What instruments did Native Americans use to play the first music in what is now the United States?

Native Americans used a wide variety of styles and techniques, with the flute and many kinds of percussion instruments like drums, rattles, and shakers forming the core of their instrumentations. These early traditions often lacked harmony or polyphony, relying instead on vocables and descending melodic figures.

When did Antonín Dvořák visit the United States to urge that American classical music needed its own models?

Antonín Dvořák visited the United States from 1892 to 1895 and urged that American classical music needed its own models instead of imitating European composers. He encouraged composers to develop indigenous styles rather than following European examples.

Where did blues develop in the rural South during the first decade of the 20th century?

Blues developed in the rural South in the first decade of the 20th century as a combination of African work songs, field hollers, and shouts. The most important characteristics of the blues are its use of the blue scale with a flatted or indeterminate third.
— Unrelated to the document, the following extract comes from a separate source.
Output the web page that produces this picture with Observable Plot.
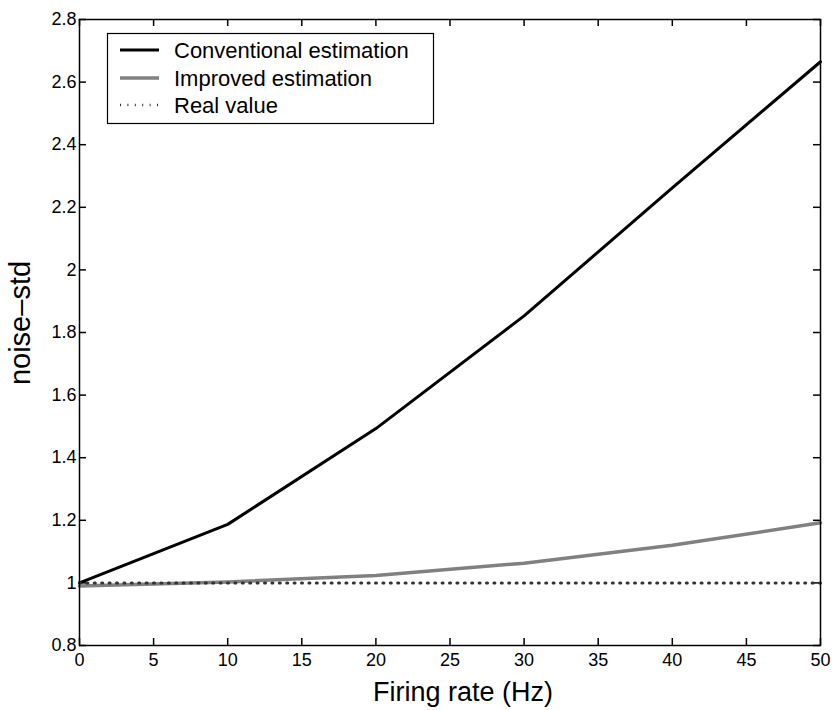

Who founded Motown Records in Detroit, Michigan in 1959?

Berry Gordy founded Motown in 1959 in Detroit, Michigan. It was one of few R&B record labels that sought to transcend the R&B market and specialize in crossover music while producing music of black American roots that defied racial segregation.

Which city produced grunge music which became wildly popular across the United States in 1991?

Seattle's local scene produced grunge music which became wildly popular across the United States in 1991. Bands like Nirvana, Pearl Jam, Soundgarden, and Alice in Chains added a more melodic element to the sound.